Então,
a mulher finalmente se decidiu por uma cirurgia plástica. O médico observava
com atenção seu rosto, puxando de um lado, de outro, esticando um olho mais
para cima, depois o outro. Pegou uma máquina fotográfica e bateu fotos de
frente e de perfil. Depois disso, ele passou essas fotos em uma tela grande da
parede de seu consultório, e foi explicando os detalhes que ele como um perito
no assunto, julgava que deveriam ser alterados para melhorar o aspecto do rosto
da jovem senhora.
É
claro que ela já tinha visto milhares de fotos de seu rosto e de seu corpo,
aliás, o que a fez procurar um cirurgião plástico foi justamente por constatar
em filmes caseiros e fotos e espelhos sinceros, o quanto estava envelhecida.
Entretanto, aquela tela grande assim, quase obscena, escancarava o seu rosto. E
foi aí que ela se estranhou. Enquanto o médico falava, ela se perguntava,
estarrecida, quem seria aquela simpática senhora com pés de galinha, olhos
cansados e outros tantos vincos espalhados ao redor da boca. Não podia ser ela,
não devia ser ela. É que por dentro ela carregava tantas outras de outras
épocas, algumas felizes, outras sofridas.
Mas aquele rosto não parecia ser o dela. Talvez fosse pela tela grande demais,
não sabia ao certo. O que sabia, com certeza, é que não se reconhecia ali
naquela foto. De qualquer forma, ficaram acertados assim, ela ia pensar e
depois confirmaria.
Quando
saiu da clínica, sem nenhum espelho nem tela onde pudesse se ver, a mulher se
sentiu melhor e pensou que o mundo seria bem mais fácil se não existissem os
espelhos. Agora sim, sou eu, constatou. O seu eu real estava em algum lugar recôndito
e bem mais sólido do que em sua duvidosa e frágil imagem física. A de dentro,
ou a outra, a invisível, a que não se podia pegar, nem esticar, esta sim era
sua velha e adorável conhecida. Ali conviviam juntas a menina, a mocinha, a
jovem, a mulher e a senhora. A menina, ah, essa era impossível, não podia
contê-la, não sossegava nunca, era travessa, alegre e inquieta. A mocinha, bem,
era bobinha, tímida e contida. Já a jovem, era audaciosa, mas sensível demais, querendo
sempre agradar aos outros e sempre se ferrando. A mulher, já não era sem tempo,
era mais madura, ponderava mais, pensava mais. A senhora, essa, definitivamente
não sabia como se comportar, pois percebeu que existiam muitas dentro dela e
não conseguia conciliar tantas. Ela riu sozinha de seus pensamentos tão malucos.

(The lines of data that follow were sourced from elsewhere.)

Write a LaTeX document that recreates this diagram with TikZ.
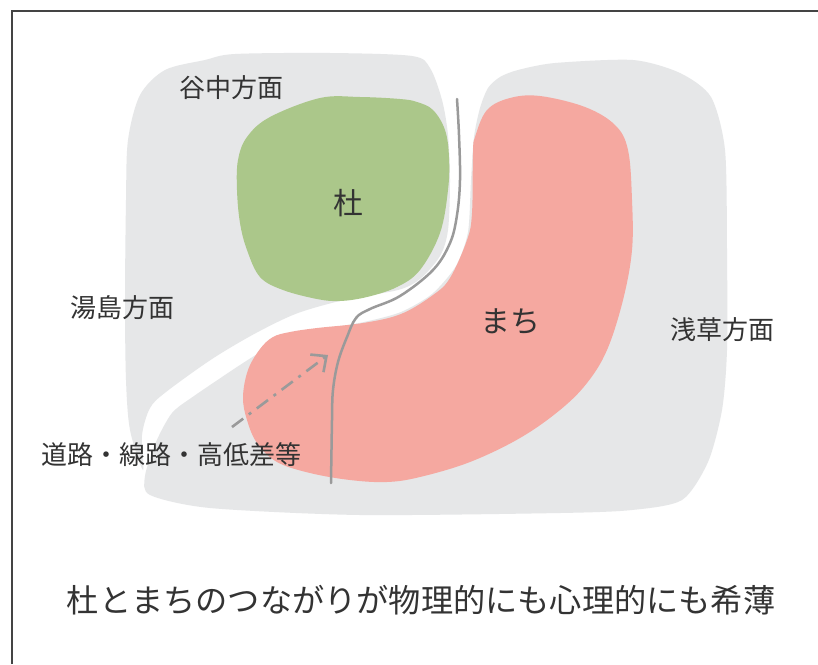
\documentclass[tikz,border=0pt]{standalone}
\usepackage{fontspec}
\newfontfamily\jp{Noto Sans CJK JP}
\usetikzlibrary{arrows.meta}
\definecolor{areagray}{HTML}{E6E7E8}
\definecolor{forestgreen}{HTML}{ABC78A}
\definecolor{townpink}{HTML}{F5A8A0}
\definecolor{roadgray}{HTML}{9A9A9A}
\definecolor{txt}{HTML}{333333}
\definecolor{framec}{HTML}{444444}
\tikzset{
  areafill/.style={fill=areagray, draw=none},
  forestfill/.style={fill=forestgreen, draw=none},
  townfill/.style={fill=townpink, draw=none},
  roadline/.style={draw=roadgray, line width=2.5pt, line cap=round},
  arrowline/.style={draw=roadgray, line width=2.6pt, dash pattern=on 14pt off 7pt on 3pt off 7pt,
     -{Straight Barb[length=12pt,width=22pt,line width=2.6pt]}},
  lab/.style={font=\jp\fontsize{26}{31}\selectfont, text=txt, inner sep=0pt},
  biglab/.style={font=\jp\fontsize{30}{36}\selectfont, text=txt, inner sep=0pt},
  titlelab/.style={font=\jp\fontsize{32.2}{38}\selectfont, text=txt, inner sep=0pt},
}
\begin{document}
\begin{tikzpicture}[x=1pt,y=-1pt]
\useasboundingbox (0,0) rectangle (818,664);
\fill[white] (0,0) rectangle (818,664);
% frame
\draw[framec, line width=1.6pt] (12,664) -- (12,11) -- (818,11);
% left gray area
\fill[areafill] plot[smooth cycle, tension=0.5] coordinates {
 (143,470) (130,430) (126,380) (125,300) (126,200) (128,140) (140,95) (165,70) (205,60) (235,54)
 (330,53) (412,56) (430,68) (442,100) (448,135) (450,180) (448,230) (440,256) (420,279) (398,290)
 (348,299) (298,313) (256,333) (212,359) (166,392) (150,408) (142,435)};
% right gray area
\fill[areafill] plot[smooth cycle, tension=0.45] coordinates {
 (145,476) (156,442) (172,413) (194,396) (240,365) (264,350) (287,338) (318,330) (364,322)
 (401,312) (432,294) (456,266) (468,232) (471,180) (474,137) (480,108) (488,88) (500,77)
 (518,70) (555,63) (633,60) (680,73) (711,97) (725,150) (727,250) (727,350) (722,410)
 (708,462) (682,500) (632,510) (560,513) (360,515) (210,508) (150,495)};
% forest
\fill[forestfill] plot[smooth cycle, tension=0.6] coordinates {
 (320,98) (270,117) (247,137) (238,160) (237,190) (240,223) (247,250) (260,277) (283,290)
 (317,299) (340,301) (367,297) (397,287) (420,270) (440,233) (448,190) (449,157) (445,130)
 (433,110) (417,102) (400,99) (360,97)};
% town
\fill[townfill] plot[smooth cycle, tension=0.6] coordinates {
 (475,137) (487,110) (510,98) (540,96) (585,107) (615,125) (628,150) (632,200) (632,250)
 (623,300) (607,350) (587,383) (560,410) (520,438) (470,462) (420,477) (387,482) (350,480)
 (310,473) (277,462) (257,443) (247,420) (243,397) (248,370) (260,349) (273,337) (290,332)
 (317,328) (363,323) (401,314) (433,295) (450,278) (467,240) (472,213) (473,153)};
% road
\draw[roadline] plot[smooth, tension=0.6] coordinates {
 (457,99) (459,135) (460,180) (457,215) (450,243) (433,270) (400,296) (370,309) (356,318)
 (347,337) (338,362) (333,390) (332,420) (331,483)};
% arrow
\coordinate (arrS) at (232,427);
\coordinate (arrE) at (328,355);
\draw[arrowline] (arrS) -- (arrE);
% labels
\node[lab] (yanaka) at (231,88) {谷中方面};
\node[lab] (yushima) at (122,308) {湯島方面};
\node[lab] (asakusa) at (722,330) {浅草方面};
\node[biglab] (mori) at (348,203) {杜};
\node[biglab] (machi) at (510,322) {まち};
\node[lab] (road) at (171,455) {道路・線路・高低差等};
\node[titlelab] (title) at (421,600) {杜とまちのつながりが物理的にも心理的にも希薄};
\end{tikzpicture}
\end{document}
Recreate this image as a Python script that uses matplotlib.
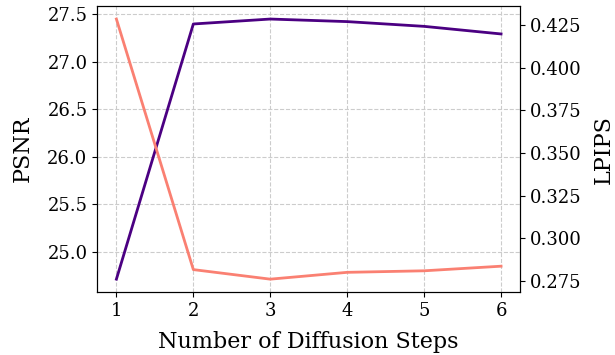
import matplotlib
matplotlib.use('Agg')
import matplotlib.pyplot as plt

steps = [1, 2, 3, 4, 5, 6]
psnr = [24.71, 27.395, 27.447, 27.42, 27.37, 27.29]
lpips = [0.4285, 0.2816, 0.2760, 0.2800, 0.2809, 0.2836]

plt.rcParams['font.family'] = 'DejaVu Serif'
plt.rcParams['font.size'] = 13

fig, ax1 = plt.subplots(figsize=(6.15, 3.55), dpi=100)
fig.subplots_adjust(left=0.158, right=0.846, top=0.983, bottom=0.177)

ax1.plot(steps, psnr, color='#4B0082', linewidth=2)
ax1.set_xlabel('Number of Diffusion Steps', fontsize=16, labelpad=8)
ax1.set_ylabel('PSNR', fontsize=16, labelpad=10)
ax1.set_xticks(steps)
ax1.grid(True, linestyle='--', color='#cccccc', linewidth=0.8)

ax2 = ax1.twinx()
ax2.plot(steps, lpips, color='#FA8072', linewidth=2)
ax2.set_ylabel('LPIPS', fontsize=16, labelpad=8)

fig.savefig('out.png', dpi=100)
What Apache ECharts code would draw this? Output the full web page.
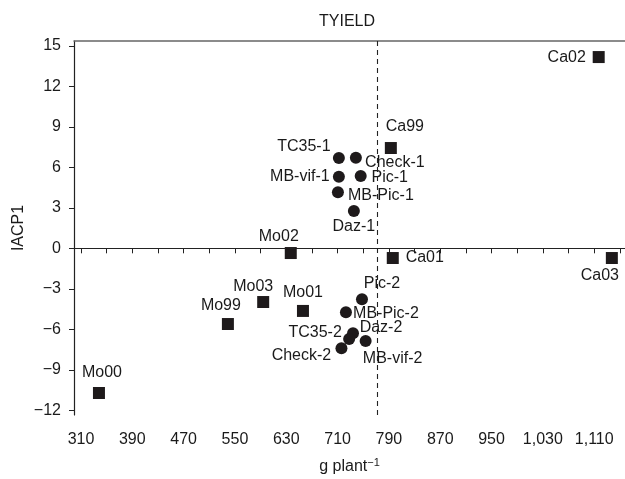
<!DOCTYPE html>
<html><head><meta charset="utf-8">
<script src="https://cdn.jsdelivr.net/npm/echarts@6/dist/echarts.min.js"></script>
<style>html,body{margin:0;padding:0;background:#fff}#c{width:625px;height:479px}</style>
</head><body><div id="c"></div>
<script>
// Data
const squareNames = ['Mo00','Mo99','Mo03','Mo01','Mo02','Ca01','Ca99','Ca02','Ca03'];
const squareX = [338, 539, 594, 656, 637, 796, 793, 1117, 1137.5];
const squareY = [-10.72, -5.61, -3.98, -4.64, -0.35, -0.72, 7.43, 14.17, -0.72];
const circleNames = ['TC35-1','Check-1','MB-vif-1','Pic-1','MB-Pic-1','Daz-1','Pic-2','MB-Pic-2','Daz-2','TC35-2','Check-2','MB-vif-2'];
const circleX = [712, 738.5, 712, 746, 710.5, 735.4, 748, 723, 734, 728, 716, 753.7];
const circleY = [6.69, 6.71, 5.30, 5.36, 4.15, 2.76, -3.78, -4.74, -6.30, -6.72, -7.41, -6.87];
const refX = 772;
const refY = 0;
const xTicks = [310,350,390,430,470,510,550,590,630,670,710,750,790,830,870,910,950,990,1030,1070,1110,1150];
const xLabels = [310,390,470,550,630,710,790,870,950,1030,1110];
const yTicks = [-12,-9,-6,-3,0,3,6,9,12,15];

// Label offsets (style): label centre relative to marker centre, px
const squareLabelOffsets = [[3,-20],[-7,-18],[-10,-15],[0,-18],[-12,-16],[32,0],[14,-21],[-32,1],[-12,18]];
const circleLabelOffsets = [[-35,-11],[39,5],[-39,0],[29,2],[43,3],[0,16],[20,-16],[40,1],[28,-6],[-34,-6],[-40,7],[27,18]];

const FONT = '"Liberation Sans Narrow", "Liberation Sans", Arial, sans-serif';
const TXT = '#1a1a1a';
const MARK = '#1e1a1b';

function build(names, xs, ys, offs) {
  return names.map((n, i) => ({
    name: n, value: [xs[i], ys[i]],
    label: { offset: offs[i] }
  }));
}

const chart = echarts.init(document.getElementById('c'), null, { renderer: 'canvas' });
const labelBase = { show: true, position: 'inside', formatter: '{b}', color: TXT, fontFamily: FONT, fontSize: 16 };
chart.setOption({
  animation: false,
  title: { text: 'TYIELD', left: 342, top: 9, textAlign: 'center',
    textStyle: { fontFamily: FONT, fontSize: 16, fontWeight: 'normal', color: TXT } },
  grid: { left: 74, right: 0, top: 41, bottom: 64, containLabel: false, outerBoundsMode: 'none' },
  xAxis: [{
    type: 'value', min: 299.1, max: 1158,
    axisLine: { show: true, lineStyle: { color: '#222', width: 1.2 } },
    axisTick: { show: true, length: 5, customValues: xTicks, lineStyle: { color: '#222' } },
    axisLabel: { customValues: xLabels, margin: 17, color: TXT, fontFamily: FONT, fontSize: 16,
      formatter: v => v.toLocaleString('en-US') },
    splitLine: { show: false },
    name: '{n|g plant}{s|\u22121}', nameLocation: 'middle', nameGap: 42, nameMoveOverlap: false,
    nameTextStyle: { color: TXT, fontFamily: FONT, rich: {
      n: { fontSize: 16, fontFamily: FONT, color: TXT, lineHeight: 20 },
      s: { fontSize: 11, fontFamily: FONT, color: TXT, verticalAlign: 'top', lineHeight: 20, padding: [0,0,8,0] }
    } }
  }, {
    type: 'value', position: 'top', min: 299.1, max: 1158,
    axisLine: { show: true, lineStyle: { color: '#666', width: 1.5 } },
    axisTick: { show: false }, axisLabel: { show: false }, splitLine: { show: false }
  }],
  yAxis: {
    type: 'value', min: -12.35, max: 15.36,
    axisLine: { show: true, lineStyle: { color: '#222', width: 1.2 } },
    axisTick: { show: true, length: 5, customValues: yTicks, lineStyle: { color: '#222' } },
    axisLabel: { customValues: yTicks, margin: 13, color: TXT, fontFamily: FONT, fontSize: 16,
      formatter: v => (v < 0 ? '\u2212' + Math.abs(v) : String(v)) },
    splitLine: { show: false },
    name: 'IACP1', nameLocation: 'middle', nameGap: 47, nameMoveOverlap: false,
    nameTextStyle: { color: TXT, fontFamily: FONT, fontSize: 16 }
  },
  series: [{
    type: 'scatter', symbol: 'rect', symbolSize: 12,
    itemStyle: { color: MARK, opacity: 1 },
    label: labelBase,
    data: build(squareNames, squareX, squareY, squareLabelOffsets),
    markLine: {
      silent: true, symbol: 'none', label: { show: false },
      lineStyle: { type: [5, 4], color: '#222', width: 1.1 },
      data: [{ xAxis: refX }, { yAxis: refY }]
    }
  }, {
    type: 'scatter', symbol: 'circle', symbolSize: 12,
    itemStyle: { color: MARK, opacity: 1 },
    label: labelBase,
    data: build(circleNames, circleX, circleY, circleLabelOffsets)
  }]
});
</script></body></html>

Já dentro do carro, temeu olhar pelo espelho retrovisor, não sabia quem iria
encontrar ou qual imagem estranharia.
Uma
coisa era certa: ela sabia agora que era bem mais do que estava visível. Não
gostava do aspecto cansado, da implacável velhice, mas não havia outro remédio
senão encarar a si própria com bondade e simpatia. Talvez uma cirurgia fosse algo
bom, talvez pudesse trazer alguma satisfação, porém sabia que seria momentânea,
uma euforia até perigosa. O que valia mesmo, digamos que, a confiável, era aquela
que não se podia ver, mas que existia intrepidamente sob camadas de tantas de
si. Eu sou a outra, a jovem senhora pensou, um tanto triste, porém encantada.